Mustardy stuffed chicken wrapped in Parma ham on mustard mash (serves 2):
2 free-range chicken breasts
4 slices Parma ham
4-6 heaped tbsp garlic and herb cream cheese
2 tsp mustard (or more, depending on how much you like mustard)
A few sprigs thyme
2 large potatoes, cut into chunks and peeled if you like (I never bother)
Salt and pepper
Milk and butter
A packet of mushrooms, sliced
Green beans, to serve
First, pre-heat the oven to 180C. Bring a large pan of water to the boil.
Lay out two slices of Parma ham next to each other and slightly overlapping. Place the chicken breast in the middle. Make a slit through the chicken breast and open it out (but don't cut it in half). Mix the cream cheese with 1tsp of the mustard and some thyme leaves, and use half of this to stuff the chicken breast. Close it and wrap in the ham, then repeat with the other chicken breast.

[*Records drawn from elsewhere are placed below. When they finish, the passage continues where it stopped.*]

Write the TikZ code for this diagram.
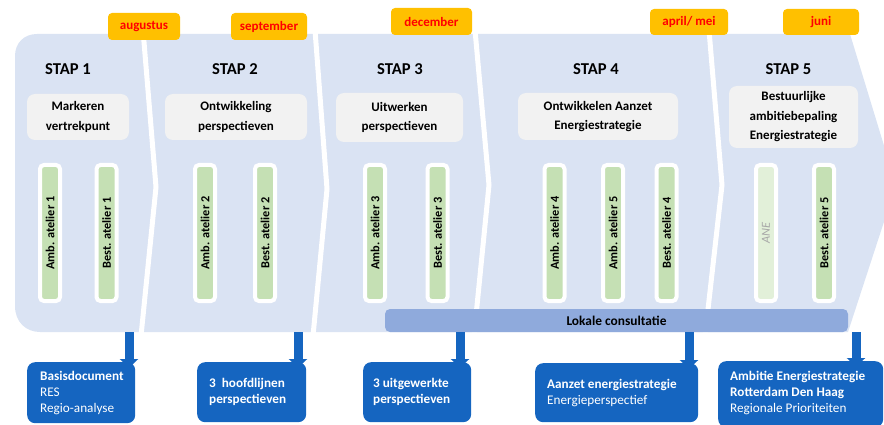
\documentclass[tikz,border=0pt]{standalone}
\usepackage{fontspec}
\setmainfont{Carlito}
\usetikzlibrary{arrows.meta}
\definecolor{stagebg}{HTML}{DAE3F3}
\definecolor{descgray}{HTML}{F2F2F2}
\definecolor{bargreen}{HTML}{C5E0B4}
\definecolor{anegreen}{HTML}{E2F0D9}
\definecolor{anetext}{HTML}{A6A6A6}
\definecolor{monthorange}{HTML}{FFC000}
\definecolor{monthred}{HTML}{FF0000}
\definecolor{lokaleblue}{HTML}{8FAADC}
\definecolor{outblue}{HTML}{1565C0}
\begin{document}
\begin{tikzpicture}[x=1pt,y=-1pt,
  stagesep/.style={draw=white,line width=5pt,line join=miter},
  stagetitle/.style={font=\fontsize{16.6}{19}\selectfont\bfseries,inner sep=0pt},
  descbox/.style={fill=descgray,rounded corners=8pt,align=center,inner sep=0pt,
    font=\fontsize{13}{19.5}\selectfont\bfseries},
  monthbox/.style={fill=monthorange,rounded corners=4pt,inner sep=0pt,
    text=monthred,font=\fontsize{13}{15}\selectfont\bfseries},
  barbox/.style={fill=bargreen,draw=white,line width=4pt,rounded corners=4pt,rotate=90,
    minimum width=136pt,minimum height=20pt,inner sep=0pt,
    font=\fontsize{12.3}{14}\selectfont\bfseries},
  anebox/.style={barbox,fill=anegreen,text=anetext,font=\fontsize{12.3}{14}\selectfont\itshape},
  lokale/.style={fill=lokaleblue,rounded corners=5pt,inner sep=0pt,
    font=\fontsize{13.4}{15}\selectfont\bfseries},
  outbox/.style={fill=outblue,rounded corners=8pt,inner sep=0pt,anchor=north west},
  outtext/.style={text=white,align=left,inner sep=0pt,anchor=west,
    font=\fontsize{13.2}{16}\selectfont},
  outarrow/.style={draw=outblue,line width=9pt,
    -{Triangle[width=18pt,length=9pt]},shorten >=-6pt}
]
\useasboundingbox (0,0) rectangle (884,425);
\begin{scope}
\clip (0,0) rectangle (884,425);
% stage background
\fill[stagebg] (850,34) -- (896,185) -- (848,332) -- (40,332)
  .. controls (26,332) and (15,322) .. (15,306) -- (15,56)
  .. controls (15,43) and (24,34) .. (37,34) -- cycle;
% separators
\draw[stagesep] (143,30) -- (156,187) -- (141,336);
\draw[stagesep] (315,30) -- (327,189) -- (313,336);
\draw[stagesep] (475,30) -- (489,185) -- (474,336);
\draw[stagesep] (709,30) -- (722,185) -- (705,336);

% month labels
\node[monthbox,minimum width=72pt,minimum height=27pt] (m1) at (144,26.5) {augustus};
\node[monthbox,minimum width=76pt,minimum height=27pt] (m2) at (269,26.5) {september};
\node[monthbox,minimum width=81pt,minimum height=27pt] (m3) at (431.5,21.5) {december};
\node[monthbox,minimum width=78pt,minimum height=26pt] (m4) at (689,22) {april/ mei};
\node[monthbox,minimum width=76pt,minimum height=26pt] (m5) at (821,22) {juni};

% titles
\node[stagetitle] (t1) at (68,69) {STAP 1};
\node[stagetitle] (t2) at (235,69) {STAP 2};
\node[stagetitle] (t3) at (400,69) {STAP 3};
\node[stagetitle] (t4) at (596,69) {STAP 4};
\node[stagetitle] (t5) at (788.5,69) {STAP 5};

% description boxes
\node[descbox,minimum width=102pt,minimum height=46pt] (d1) at (78,117) {Markeren\\vertrekpunt};
\node[descbox,minimum width=142pt,minimum height=46pt] (d2) at (236,117) {Ontwikkeling\\perspectieven};
\node[descbox,minimum width=127pt,minimum height=49pt] (d3) at (399.5,117.5) {Uitwerken\\perspectieven};
\node[descbox,minimum width=160pt,minimum height=47pt] (d4) at (598,116.5) {Ontwikkelen Aanzet\\Energiestrategie};
\node[descbox,minimum width=129pt,minimum height=62pt] (d5) at (793.5,117) {Bestuurlijke\\ambitiebepaling\\Energiestrategie};

% atelier bars
\node[barbox] (b1) at (50,233) {Amb. atelier 1};
\node[barbox] (b2) at (106.5,233) {Best. atelier 1};
\node[barbox] (b3) at (205,233) {Amb. atelier 2};
\node[barbox] (b4) at (265,233) {Best. atelier 2};
\node[barbox] (b5) at (375,233) {Amb. atelier 3};
\node[barbox] (b6) at (437.5,233) {Best. atelier 3};
\node[barbox] (b7) at (554.5,233) {Amb. atelier 4};
\node[barbox] (b8) at (613,233) {Amb. atelier 5};
\node[barbox] (b9) at (666.5,233) {Best. atelier 4};
\node[anebox] (b10) at (766,233) {ANE};
\node[barbox] (b11) at (824,233) {Best. atelier 5};

% lokale consultatie
\node[lokale,minimum width=463pt,minimum height=23pt] (lok) at (616.5,320.5) {Lokale consultatie};

% output boxes
\node[outbox,minimum width=108pt,minimum height=61pt] (o1) at (27,362) {};
\node[outbox,minimum width=109pt,minimum height=60pt] (o2) at (197,362) {};
\node[outbox,minimum width=108pt,minimum height=60pt] (o3) at (363,362) {};
\node[outbox,minimum width=163pt,minimum height=59pt] (o4) at (535,363) {};
\node[outbox,minimum width=165pt,minimum height=66pt] (o5) at (718,361) {};

\node[outtext] (o1t) at ([xshift=13pt]o1.west) {\textbf{Basisdocument}\\RES\\Regio-analyse};
\node[outtext] (o2t) at ([xshift=12pt]o2.west) {\textbf{3~\ hoofdlijnen}\\\textbf{perspectieven}};
\node[outtext] (o3t) at ([xshift=10pt]o3.west) {\textbf{3 uitgewerkte}\\\textbf{perspectieven}};
\node[outtext] (o4t) at ([xshift=12pt]o4.west) {\textbf{Aanzet energiestrategie}\\Energieperspectief};
\node[outtext] (o5t) at ([xshift=12pt,yshift=1.5pt]o5.west) {\textbf{Ambitie Energiestrategie}\\\textbf{Rotterdam Den Haag}\\Regionale Prioriteiten};

% arrows
\coordinate (a1) at (129,332);
\coordinate (a2) at (298,332);
\coordinate (a3) at (460,332);
\coordinate (a4) at (689,332);
\coordinate (a5) at (856,332);
\draw[outarrow] (a1) -- (o1.north -| a1);
\draw[outarrow] (a2) -- (o2.north -| a2);
\draw[outarrow] (a3) -- (o3.north -| a3);
\draw[outarrow] (a4) -- (o4.north -| a4);
\draw[outarrow] (a5) -- (o5.north -| a5);
\end{scope}
\end{tikzpicture}
\end{document}
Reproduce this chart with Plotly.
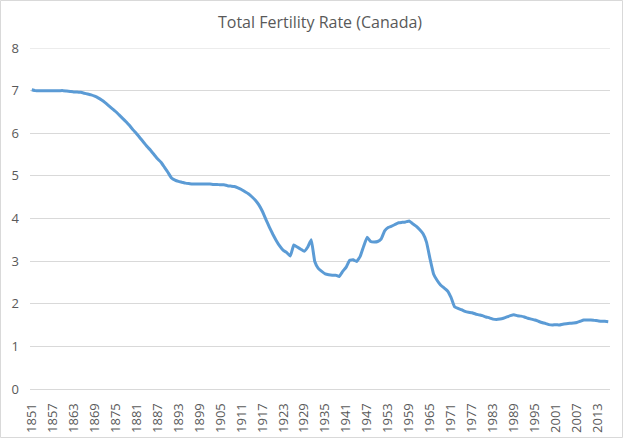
import plotly.graph_objects as go

years = list(range(1851, 2017))
tfr = [
    7.02, 7.00, 7.00, 7.00, 7.00, 7.00, 7.00, 7.00, 7.00, 7.00,
    6.99, 6.98, 6.97, 6.97, 6.96, 6.94, 6.92, 6.90, 6.87, 6.83,
    6.78, 6.72, 6.65, 6.58, 6.51, 6.43, 6.35, 6.27, 6.18, 6.08,
    5.99, 5.89, 5.79, 5.69, 5.60, 5.50, 5.40, 5.32, 5.20, 5.08,
    4.95, 4.90, 4.87, 4.85, 4.83, 4.82, 4.81, 4.81, 4.81, 4.81,
    4.81, 4.81, 4.80, 4.80, 4.79, 4.79, 4.77, 4.76, 4.75, 4.72,
    4.68, 4.63, 4.58, 4.51, 4.43, 4.32, 4.17, 3.98, 3.80, 3.63,
    3.48, 3.35, 3.25, 3.20, 3.12, 3.38, 3.33, 3.28, 3.23, 3.33,
    3.50, 2.99, 2.83, 2.76, 2.70, 2.68, 2.67, 2.67, 2.64, 2.76,
    2.86, 3.02, 3.03, 2.99, 3.11, 3.35, 3.56, 3.46, 3.45, 3.46,
    3.52, 3.71, 3.79, 3.82, 3.86, 3.90, 3.91, 3.92, 3.94, 3.88,
    3.82, 3.74, 3.64, 3.44, 3.05, 2.70, 2.55, 2.44, 2.37, 2.30,
    2.15, 1.93, 1.89, 1.86, 1.82, 1.80, 1.79, 1.76, 1.74, 1.72,
    1.69, 1.67, 1.64, 1.63, 1.64, 1.66, 1.69, 1.72, 1.74, 1.72,
    1.71, 1.69, 1.66, 1.64, 1.62, 1.59, 1.56, 1.54, 1.51, 1.50,
    1.51, 1.50, 1.52, 1.53, 1.54, 1.55, 1.56, 1.59, 1.62, 1.62,
    1.62, 1.61, 1.60, 1.59, 1.59, 1.58,
]
tick_years = list(range(1851, 2017, 6))
y_ticks = list(range(0, 9))

W, H = 624, 439
ml, mr, mt, mb = 30, 14, 48, 50
pw, ph = W - ml - mr, H - mt - mb

fig = go.Figure()
fig.add_trace(go.Scatter(
    x=years, y=tfr, mode="lines",
    line=dict(color="#5B9BD5", width=3, shape="spline", smoothing=0.3),
    hoverinfo="x+y", showlegend=False,
))

fig.update_layout(
    width=W, height=H,
    margin=dict(l=ml, r=mr, t=mt, b=mb, autoexpand=False),
    paper_bgcolor="white", plot_bgcolor="white",
    title=dict(text="Total Fertility Rate (Canada)", x=0.5, xref="paper",
               y=1 - 22 / H, yanchor="middle",
               font=dict(family="Open Sans", size=16, color="#595959")),
    xaxis=dict(
        range=[1850.5, 2016.5], tickmode="array", tickvals=tick_years,
        ticktext=[str(v) for v in tick_years], tickangle=-90,
        showgrid=False, zeroline=False, showline=True, linecolor="#D9D9D9",
        linewidth=1, ticks="", ticklabelstandoff=8, automargin=False,
        tickfont=dict(family="Open Sans", size=13, color="#595959"),
    ),
    yaxis=dict(
        range=[0, 8], tickmode="array", tickvals=y_ticks,
        showgrid=True, gridcolor="#D9D9D9", gridwidth=1, zeroline=False,
        showline=False, ticks="", ticklabelstandoff=10, automargin=False,
        tickfont=dict(family="Open Sans", size=13, color="#595959"),
    ),
    shapes=[
        dict(
            type="rect", xref="paper", yref="paper",
            x0=-(ml - 0.5) / pw, x1=1 + (mr - 1.5) / pw,
            y0=-(mb - 1.5) / ph, y1=1 + (mt - 0.5) / ph,
            line=dict(color="#D9D9D9", width=1), layer="below",
        ),
        dict(
            type="line", xref="paper", yref="y", x0=0, x1=1,
            y0=y_ticks[-1], y1=y_ticks[-1],
            line=dict(color="#D9D9D9", width=1), layer="below",
        ),
    ],
)

fig.write_html(
    "out.html",
    config={"displayModeBar": False},
    post_script="document.body.style.margin='0';document.body.style.overflow='hidden';",
)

Place the sliced mushrooms in an oven dish and drizzle with olive oil, salt and pepper. Place the wrapped chicken on top, scatter with thyme sprigs, and put it in the oven for 20-25 minutes, or until cooked through.
Meanwhile, boil the potatoes until tender, then mash with the salt, pepper, mustard, milk and butter to taste.
Serve the chicken and mushrooms on top of the mustardy mash with some steamed green beans alongside.
I'm quite the mustard convert now (as evident from the rather silly photo above), and can't wait to try it out in other recipes. I'd like to thank Tracklements, particularly Guy and Becky, for a really fantastic day out, and Emma at Wild Card for inviting me.